Natural log Graph

[MadSpaceCow]

Now, I am in Pre-cal, and I couldn't find a category for it, so I apologize if this is in the wrong area.

My teacher has given us a series of graphing problems to complete, but there is one that I could not figure out.

Graph f(x) = 3-ln(2x/(x+2))

I tried converting it to e^y-3 = 2x/(x+2) and plotting points but they didn't work right. I got an x/y Chart like so:

X |Y

2 |3
.0511 |0
1.2342|-6

Any help would be appreciated!

 

[HallsofIvy]

The simplest way to approach this, I think, is to use the laws of logarithms: y= 3- ln(2x/(x+2))= 3- ln(x)+ ln(x+2)- ln(2). Then it becomes fairly easy to find x, y values: x= 1, y= 3+ ln(3)- ln(2)= 3.405, x= 2, y= 3- ln(2)+ ln(4)- ln(2)= 3- ln(4)= 1.614, x= 3, y= 3- ln(3)+ ln(5)- ln(2)= 2.818, etc.

 

[MadSpaceCow]

Wow, thank you so very much! I never thought of that

 

[lookagain]

graph f(x) = 3-ln(2x/(x+2))

the simplest way to approach this, i think, is to use the laws of logarithms:
Y= 3- ln(2x/(x+2))= 3- ln(x)+ ln(x+2)- ln(2).​

These are not equivalent. In the original expression for f(x), x can be any negative
number less than -2. That is not so for the version of the alleged rewrite
by HallsofIvy, where x must be positive.


Consider f(x).

See that the argument for ln((2x)/(x + 2)), which is (2x)/(x + 2), must be positive.

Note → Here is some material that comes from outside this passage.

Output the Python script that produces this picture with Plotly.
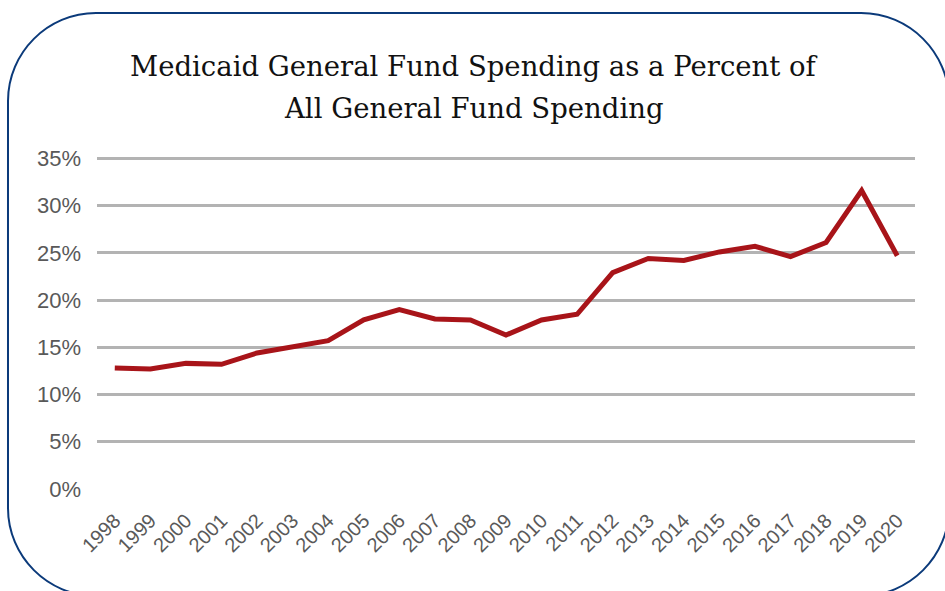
import plotly.graph_objects as go

years = [str(y) for y in range(1998, 2021)]
pct = [12.8, 12.7, 13.3, 13.2, 14.4, 15.0, 15.7, 17.9, 19.0, 18.0, 17.9, 16.3,
       17.9, 18.5, 22.9, 24.4, 24.2, 25.1, 25.7, 24.6, 26.1, 31.6, 24.7]
y_ticks = [0, 5, 10, 15, 20, 25, 30, 35]
y_labels = [f"{v}%" for v in y_ticks]
title_lines = ["Medicaid General Fund Spending as a Percent of",
               "All General Fund Spending"]

W, H = 945, 591
L, R, T, B = 97, 915, 158, 489
YMAX = 35.15

fig = go.Figure()
fig.add_trace(go.Scatter(x=years, y=pct, mode="lines",
                         line=dict(color="#a81419", width=5),
                         hoverinfo="skip"))

top_px = round(B - (B - T) * YMAX / 35.0)  # plot area top in pixels


def px(x):
    return (x - L) / (R - L)


def py(y):
    return (B - y) / (B - top_px)


# rounded border
x0, y0, x1, y1, r = 8, 13, 949, 596, 88
k = 0.45
path = (f"M {px(x0+r)},{py(y0)} L {px(x1-r)},{py(y0)} "
        f"C {px(x1-r*k)},{py(y0)} {px(x1)},{py(y0+r*k)} {px(x1)},{py(y0+r)} "
        f"L {px(x1)},{py(y1-r)} "
        f"C {px(x1)},{py(y1-r*k)} {px(x1-r*k)},{py(y1)} {px(x1-r)},{py(y1)} "
        f"L {px(x0+r)},{py(y1)} "
        f"C {px(x0+r*k)},{py(y1)} {px(x0)},{py(y1-r*k)} {px(x0)},{py(y1-r)} "
        f"L {px(x0)},{py(y0+r)} "
        f"C {px(x0)},{py(y0+r*k)} {px(x0+r*k)},{py(y0)} {px(x0+r)},{py(y0)} Z")
fig.add_shape(type="path", path=path, xref="paper", yref="paper",
              line=dict(color="#0b3a7a", width=2), layer="below")

for line, yc in zip(title_lines, [66, 108]):
    fig.add_annotation(text=line, xref="paper", yref="paper",
                       x=px(474), y=py(yc), xanchor="center", yanchor="middle",
                       showarrow=False,
                       font=dict(family="DejaVu Serif, serif", size=27.5, color="#111111"))

fig.update_layout(
    width=W, height=H,
    margin=dict(l=L, r=W - R, t=top_px, b=H - B, pad=0),
    paper_bgcolor="white", plot_bgcolor="white",
    showlegend=False,
    xaxis=dict(type="category", range=[-0.5, 22.5], showgrid=False,
               showline=False, zeroline=False, tickangle=-45,
               tickfont=dict(family="Liberation Sans, Arial", size=20, color="#595959"),
               ticks="", ticklabelstandoff=15),
    yaxis=dict(range=[0, YMAX], tickvals=y_ticks, ticktext=y_labels,
               showgrid=True, gridcolor="#b3b3b3", gridwidth=3,
               zeroline=False, showline=False, ticks="",
               ticklabelstandoff=15,
               tickfont=dict(family="Liberation Sans, Arial", size=22, color="#595959")),
)
fig.write_html("out.html", config={"displayModeBar": False},
               post_script="document.body.style.margin='0';")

When (2x)/(x + 2) > 0 is solved, the solution is x < -2 or x > 0.

Or, in interval notation, it is (-oo, -2) U (0, oo).

That is the domain of f(x).


-------------- ------------------


Also, for rough sketching, you can look to see/determine if there are any
vertical and/or horizontal asymptotes.



Vertical asymptote(s)
---------------------

2x cannot equal 0, and the limit of f(x) as x --> 0^+ equals oo, so
x = 0 is a vertical asymptote.


Also (x + 2) cannot equal 0. And the limit of f(x) as x --> -2^- equals -oo.
So then x = -2 is also a vertical asymptote.


. . . . . . . .. . . . . .


Horizontal asymptote(s)
-----------------------

As x --> oo, as well as when x --> -oo, f(x) approaches (3 - ln(2)), so the
horizontal asymptote is y = 3 - ln(2).

Or, y = approximately 2.3 (rounded to the nearest tenth)
​

 

[Deleted member 4993]

Now, I am in Pre-cal, and I couldn't find a category for it, so I apologize if this is in the wrong area.

My teacher has given us a series of graphing problems to complete, but there is one that I could not figure out.

Graph f(x) = 3-ln(2x/(x+2))

I tried converting it to e^y-3 = 2x/(x+2) and plotting points but they didn't work right. I got an x/y Chart like so:

X |Y

2 |3
.0511 |0
1.2342|-6

Any help would be appreciated!

Use wolframalpha.com - making sure you are looking at real-value plots.